The National Highway Traffic Safety Administration (NHTSA) recently granted permission for a new type of autonomous vehicle for use on public roads, bypassing established safety standards. Permissible road access for vehicles previously required adherence to Federal Motor Vehicle Safety Standards calling for certain performance, construction, and design elements. New delivery vehicles were approved for exemptions to those rules.
Nuro, an American robotics company, recently developed a delivery vehicle that operates without a human onboard. The service allows supermarket customers to place an order online and provides door-to-door delivery within the local area. The low-speed vehicles are meant to transport groceries, dry cleaning, or take-out orders. The R1 driverless, goods-only prototype stuck to many vehicle construction regulations meant for vehicles that accommodate a driver. Developers saw many of those features as unnecessary, so they filed for exemptions from those rules.

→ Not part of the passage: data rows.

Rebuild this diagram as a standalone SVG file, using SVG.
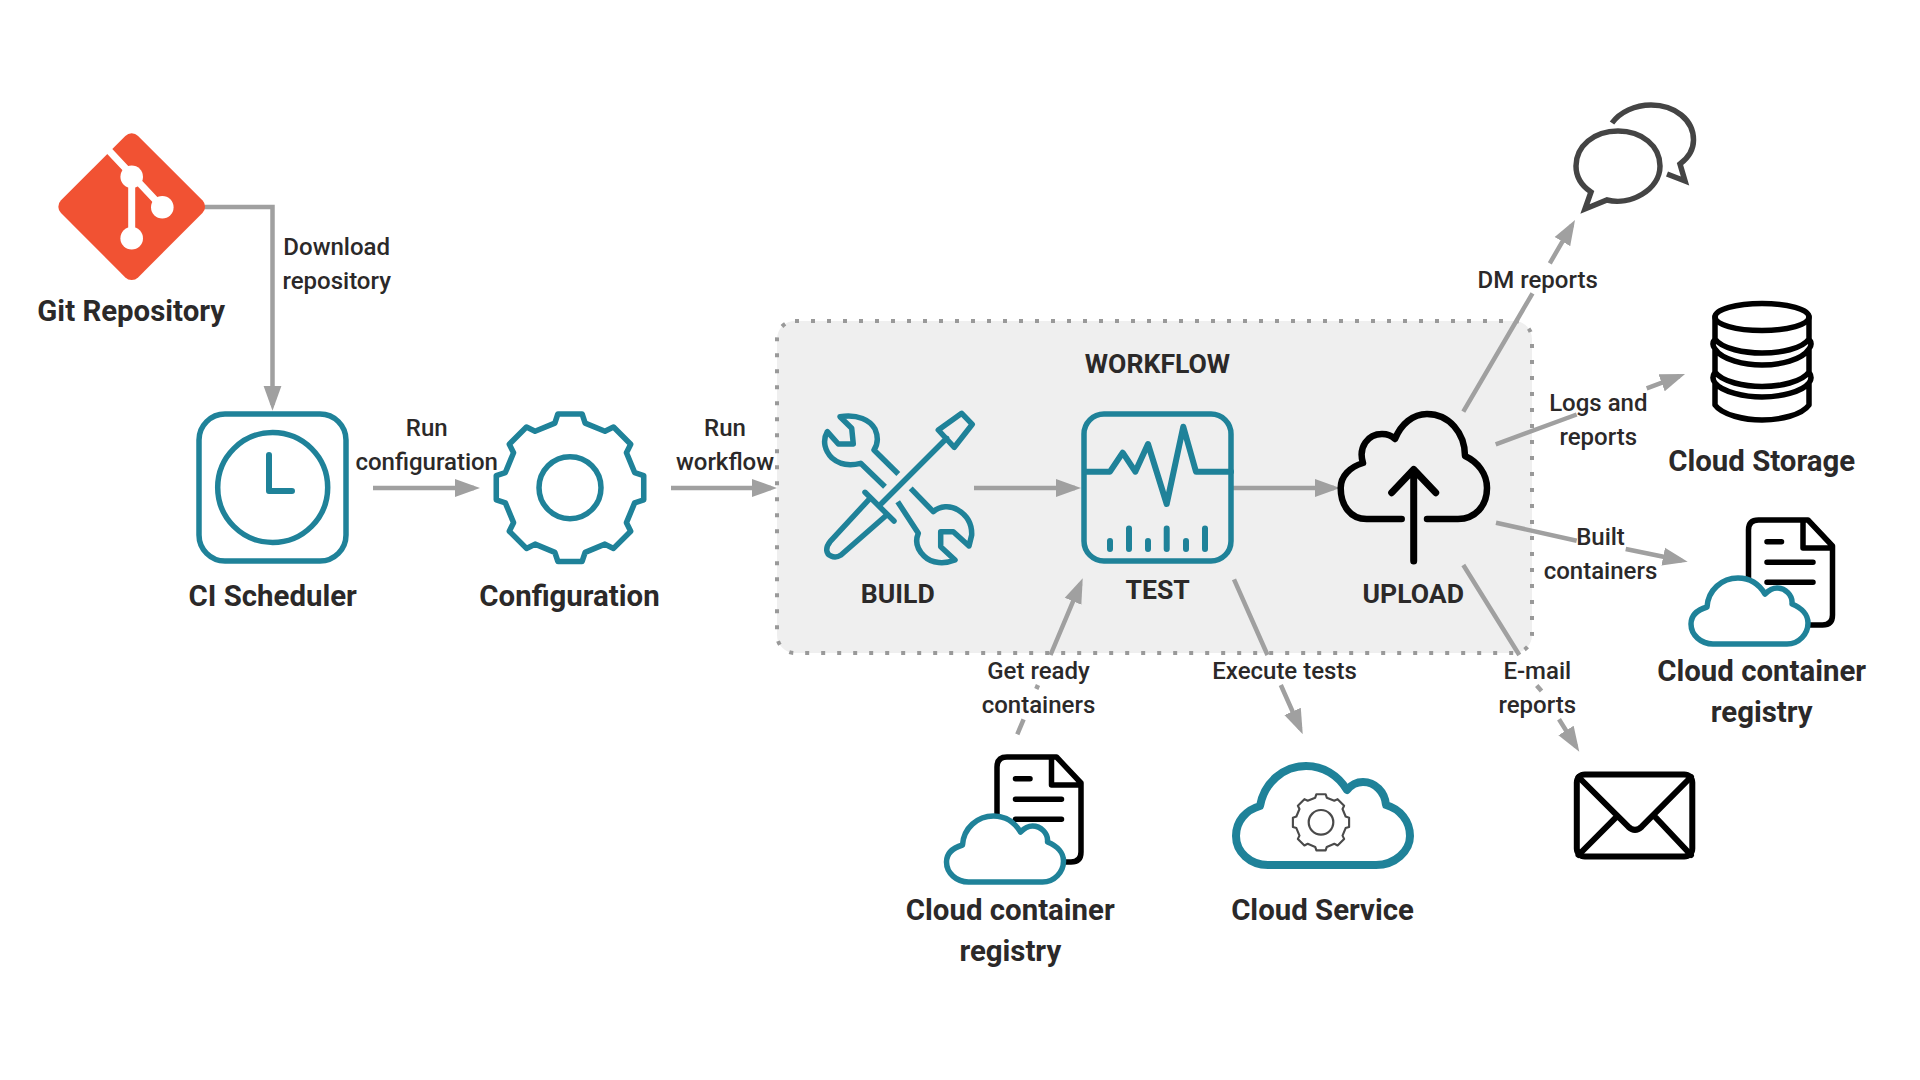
<svg xmlns="http://www.w3.org/2000/svg" width="1920" height="1080" viewBox="0 0 1920 1080">
<style>
text{font-family:Roboto,"Liberation Sans",sans-serif;fill:#2b2929;text-anchor:middle}
.n{font-size:29.4px;font-weight:700}
.u{font-size:26.6px;font-weight:700}
.l{font-size:24px;font-weight:500}
.t{fill:none;stroke:#1f8299;stroke-width:5.5;stroke-linecap:round;stroke-linejoin:round}
.k{fill:none;stroke:#000;stroke-width:5.5;stroke-linecap:round;stroke-linejoin:round}
.c{fill:none;stroke:#a0a0a0;stroke-width:4.5;marker-end:url(#a)}
</style>
<defs>
<marker id="a" markerUnits="userSpaceOnUse" markerWidth="25" markerHeight="20" viewBox="0 0 25 20" refX="19" refY="10" orient="auto"><path d="M0 1L25 10L0 19Z" fill="#a0a0a0"/></marker>
<path id="gear" d="M-15-64L-12-73H12L15-64L34.6-55.9L43.1-60.1L60.1-43.1L55.9-34.6L64-15L73-12V12L64 15L55.9 34.6L60.1 43.1L43.1 60.1L34.6 55.9L15 64L12 73H-12L-15 64L-34.6 55.9L-43.1 60.1L-60.1 43.1L-55.9 34.6L-64 15L-73 12V-12L-64-15L-55.9-34.6L-60.1-43.1L-43.1-60.1L-34.6-55.9Z"/>
<path id="cloud" d="M1713 644H1787C1799 644 1808 634 1808 623C1808 615 1802 608 1792 604C1793 595 1785 588 1777 588C1772 588 1768 591 1765 594C1759 584 1750 578 1738 578C1722 578 1708 590 1707 607C1697 610 1691 616 1691 624C1691 635 1701 644 1713 644Z"/>
<g id="doc">
<path class="k" d="M1748.5 582V530Q1748.5 520 1758.5 520H1808L1832.5 546V615Q1832.5 625 1822.5 625H1808M1803 520V548H1832M1767 541.7H1781.5M1767 562.3H1813M1767 582.3H1813"/>
</g>
</defs>
<rect width="1920" height="1080" fill="#fff"/>
<g id="workflow">
<rect x="777" y="321" width="755" height="332" rx="18" fill="#efefef" stroke="#999" stroke-width="4" stroke-dasharray="4 12"/>
<text class="u" x="1157.5" y="372.5">WORKFLOW</text>
</g>
<g id="connectors">
<path class="c" d="M204 207H272.5V404.7"/>
<path class="c" d="M373 488H474"/>
<path class="c" d="M671 488H771"/>
<path class="c" d="M974 488H1075"/>
<path class="c" d="M1233 488H1334"/>
<path class="c" d="M1017.3 734.3L1023.6 719.3M1036.3 689L1038 685M1050.5 655L1080.4 583.8"/>
<path class="c" d="M1234 579.3L1267.5 655M1280.8 685L1300.3 728.8"/>
<path class="c" d="M1463.3 411.7L1532.5 293.3M1549.8 263.3L1572 225.2"/>
<path class="c" d="M1495.7 444.3L1576.7 414.5M1646.7 388.3L1679.4 376.1"/>
<path class="c" d="M1496 522.7L1576.7 540.7M1625.7 549L1681.8 560.5"/>
<path class="c" d="M1463.3 565L1519.3 655M1536.7 685.5L1541.5 691M1559 719.3L1576.1 746.6"/>
</g>
<g id="edge-labels">
<text class="l"><tspan x="336.7" y="255">Download</tspan><tspan x="336.7" y="289">repository</tspan></text>
<text class="l"><tspan x="426.7" y="436">Run</tspan><tspan x="426.7" y="469.5">configuration</tspan></text>
<text class="l"><tspan x="725" y="436">Run</tspan><tspan x="725" y="469.5">workflow</tspan></text>
<text class="l"><tspan x="1038.5" y="678.5">Get ready</tspan><tspan x="1038.5" y="712.5">containers</tspan></text>
<text class="l" x="1284.5" y="678.5">Execute tests</text>
<text class="l" x="1537.7" y="288">DM reports</text>
<text class="l"><tspan x="1598.3" y="411">Logs and</tspan><tspan x="1598.3" y="444.5">reports</tspan></text>
<text class="l"><tspan x="1600.5" y="545">Built</tspan><tspan x="1600.5" y="578.5">containers</tspan></text>
<text class="l"><tspan x="1537.3" y="679">E-mail</tspan><tspan x="1537.3" y="712.5">reports</tspan></text>
</g>
<g id="git">
<rect x="-54.5" y="-54.5" width="109" height="109" rx="9" fill="#f15233" transform="translate(131.7 206.7) rotate(45)"/>
<path d="M106 147.5L162.3 207.3M131.7 176.7V238.3" fill="none" stroke="#fff" stroke-width="7"/>
<circle cx="131.7" cy="176.7" r="11.3" fill="#fff"/><circle cx="162.3" cy="207.3" r="11.3" fill="#fff"/><circle cx="131.7" cy="238.3" r="11.3" fill="#fff"/>
<text class="n" x="131.2" y="320.5">Git Repository</text>
</g>
<g id="scheduler">
<rect class="t" x="199" y="414" width="147" height="147" rx="26"/>
<circle class="t" cx="272.7" cy="487.5" r="55"/>
<path class="t" d="M269 455V491H292" style="stroke-width:6"/>
<text class="n" x="272.7" y="605.5">CI Scheduler</text>
</g>
<g id="configuration">
<use href="#gear" class="t" transform="translate(570 487.7) scale(1.01)"/>
<circle class="t" cx="570" cy="487.7" r="31"/>
<text class="n" x="569.5" y="605.5">Configuration</text>
</g>
<g id="build">
<path class="t" d="M898.3 474L874 450C878 444 878 436 875 429C870 420 858 414 840 416.7L851.7 428.3L853.3 444H838.3L827.3 431.7C822 441 825 451 832 458C840 465 850 466 860.7 463.3L885 486.7M910.7 488.3L933.3 511.7C940 506 950 505 958 510C968 516 972 525 971.7 535L969 546L953.3 531.7H940.7V546.7L955 560C945 564 932 564 924 556C917 549 915 541 918.3 533.3L897.7 501.7" style="stroke-linecap:butt"/>
<path class="t" d="M961.7 413.3L972.3 424.3L954.3 447.3L938.3 430ZM946.7 438.3L881.7 503.3M865 492.3L894 521M870 498.3L830 541.7C825 548 826 554 831 556C835 558 838 557 841 555L886.7 515"/>
<text class="u" x="897.7" y="602.5">BUILD</text>
</g>
<g id="test">
<rect class="t" x="1084" y="414" width="147" height="147" rx="20"/>
<path class="t" d="M1085 471.7H1110L1122.7 452.7L1135.3 471.7L1148 444L1166.7 504L1183.3 426.7L1196 471.7H1231" style="stroke-width:6"/>
<path class="t" d="M1110 541V549M1129 528.5V549M1148 541V549M1166.7 528.5V549M1186 541V549M1205 528.5V549" style="stroke-width:6"/>
<text class="u" x="1157.7" y="598.5">TEST</text>
</g>
<g id="upload">
<path class="k" style="stroke-width:6.5" d="M1401.7 519H1366.7C1350 519 1340.7 505 1340.7 488C1340.7 476 1350 467 1363 463C1358 447 1368 434 1382 434C1387 434 1392 436 1395 439C1401 424 1413 414 1427 414C1449 414 1465 433 1465 456C1478 462 1487 474 1487 488C1487 506 1475 519 1458 519H1427"/>
<path class="k" style="stroke-width:7" d="M1413.7 561V469.5M1391.7 492.7L1413.7 469.5L1435.7 492.7"/>
<text class="u" x="1413.3" y="602.5">UPLOAD</text>
</g>
<g id="chat">
<path d="M1607 200C1630 206 1660 190 1660 166C1660 146 1642 131 1618 131C1594 131 1576 146 1576 166C1576 177 1582 186 1591 192L1585 209ZM1612 123C1620 112 1635 105 1651 105C1675 105 1693.5 120 1693.5 140C1693.5 150 1688 158 1680 164L1685 181L1667 174" fill="none" stroke="#444" stroke-width="5.5"/>
</g>
<g id="storage">
<ellipse class="k" cx="1762" cy="317" rx="47" ry="13.5"/>
<path class="k" d="M1715 317V339C1722 349 1745 353 1762 353C1780 353 1802 349 1809 339V317M1715 339Q1711 344 1715 349V372C1722 382 1745 386.5 1762 386.5C1780 386.5 1802 382 1809 372V349Q1813 344 1809 339M1715 349C1722 360 1745 365 1762 365C1780 365 1802 360 1809 349M1715 372Q1711 378 1715 383V405C1722 415 1745 420 1762 420C1780 420 1802 415 1809 405V383Q1813 378 1809 372M1715 383C1722 392 1745 397 1762 397C1780 397 1802 392 1809 383"/>
<text class="n" x="1761.7" y="471">Cloud Storage</text>
</g>
<g id="registry-right">
<use href="#doc"/>
<use href="#cloud" class="t" style="fill:#fff"/>
<text class="n"><tspan x="1761.7" y="681">Cloud container</tspan><tspan x="1761.7" y="722">registry</tspan></text>
</g>
<g id="registry-bottom">
<use href="#doc" transform="translate(-751.5 237)"/>
<use href="#cloud" class="t" style="fill:#fff" transform="translate(-744.5 238)"/>
<text class="n"><tspan x="1010.3" y="920">Cloud container</tspan><tspan x="1010.3" y="960.5">registry</tspan></text>
</g>
<g id="email">
<rect class="k" style="stroke-width:6" x="1576.8" y="774.5" width="115.5" height="82" rx="8"/>
<path class="k" style="stroke-width:6" d="M1578.5 777L1628.3 826.7Q1635 833 1641.7 826.7L1691 777M1616.7 816.7L1578.5 855M1655 816.7L1691 855"/>
</g>
<g id="cloud-service">
<path d="M1268 865H1376C1395 865 1410 851 1410 836C1410 821 1400 809 1386 805C1385 792 1375 782 1363 782C1356 782 1351 785 1347 790C1338 775 1323 766 1306 766C1283 766 1264 783 1260 806C1246 810 1236 821 1236 836C1236 852 1250 865 1268 865Z" fill="none" stroke="#1f8299" stroke-width="8" stroke-linejoin="round"/>
<use href="#gear" transform="translate(1321 822.3) scale(.385)" fill="none" stroke="#4a4a4a" stroke-width="5.5" stroke-linejoin="round"/>
<circle cx="1321" cy="822.3" r="12.3" fill="none" stroke="#4a4a4a" stroke-width="2.2"/>
<text class="n" x="1322.5" y="920">Cloud Service</text>
</g>
</svg>
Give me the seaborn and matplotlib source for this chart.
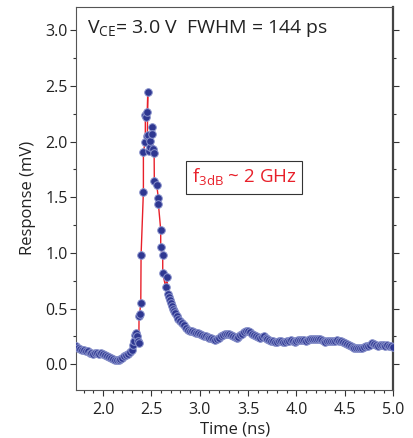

The features deemed unnecessary by designers included a windshield, mirrors, and rear visibility. Designers argued that with the remote operator controlling the vehicle using cameras, the features that facilitated human-driver visibility no longer served a reasonable purpose. Likewise, rules that necessitated gas pedals, brake pedals, and steering wheels did not apply to the fully autonomous vehicles. As part of the new rules permitting the use of public roads, Nuro delivery vehicles will maintain speeds below 25 miles per hour. They are also restricted from transporting people inside.
In challenging the regulations, technologists argued that the established regulations held back innovation and served no discernable safety benefit. In
October 2018, Nuro filed for an exemption from the Federal Motor Vehicle Safety Standards. The following March, the period of public comment commenced, and approval came in early February 2020.
Exemptions and Safety
The exemption approval implies that the self-driving Nuro is seen as safe. This green light will allow more innovation in the area of self-driving vehicles. As these new technologies emerge, regulators must ensure that the safety of traditional road users is not compromised for the wrong reasons. Technological advances can be beneficial for many reasons, but the responsibility to safety must remain paramount. Business competition concerns aside, we cannot trade road safety for the comparatively trivial convenience factor.